Test input Expected output What it validates
1 1 4 Smallest possible interval
4 4 4 Exact lucky-number boundary
5 8 65 Transition between lucky segments
999999999 1000000000 8888888888 Correct handling of lucky numbers above 10^9

Edge Cases

Consider the input:

4 4

The algorithm starts with cur = 4.

When it reaches lucky number 4, it processes the range:

[4, min(4, 4)] = [4, 4]

The contribution is:

4 * 1 = 4

Then cur becomes 5, which ends the loop.

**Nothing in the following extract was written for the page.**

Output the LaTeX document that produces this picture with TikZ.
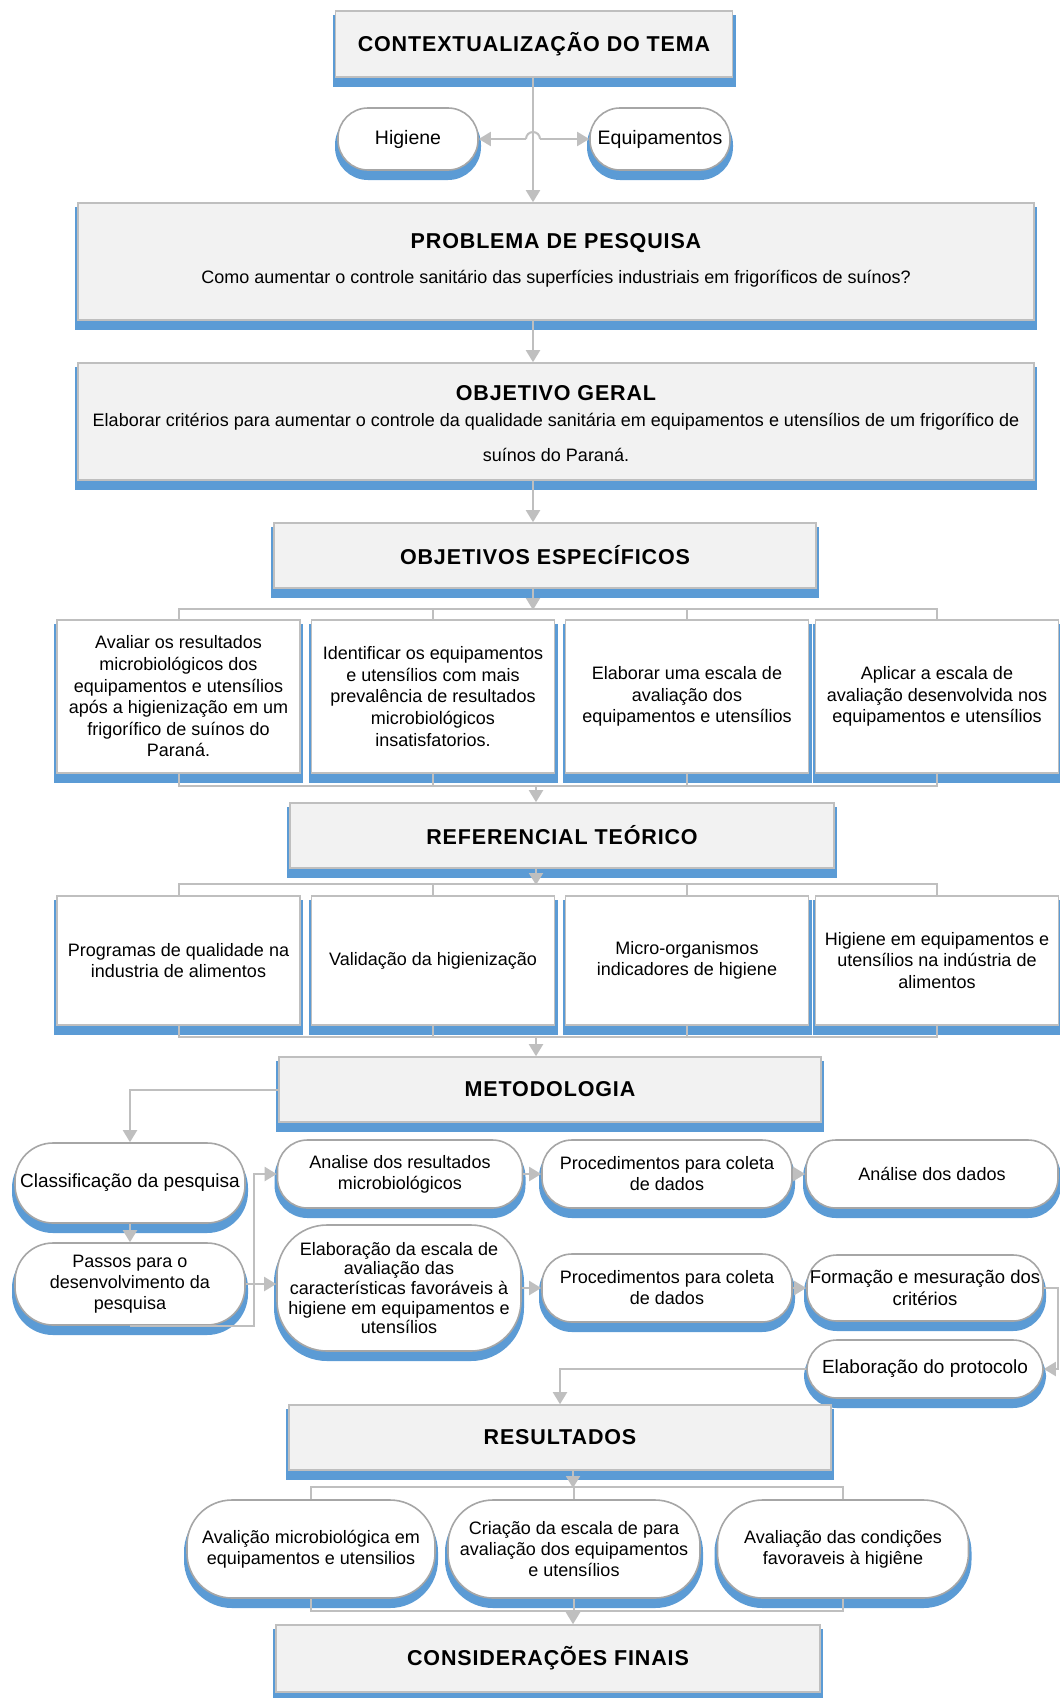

The output is correct because next(4) is 4, not 7.

Now consider:

5 8

The relevant lucky numbers are 7 and 44.

The algorithm processes:

  • 5..7 using value 7
  • 8..8 using value 44

So the answer becomes:

7 + 7 + 7 + 44 = 65

This confirms that the transition between lucky-number ranges is handled correctly.

Finally, examine:

999999999 1000000000

The next lucky number after both values is 4444444444.

When the iteration reaches that lucky number, the processed range is:

999999999..1000000000

with count 2.

The contribution becomes:

2 * 4444444444 = 8888888888

This demonstrates why generating lucky numbers beyond 10^9 is necessary.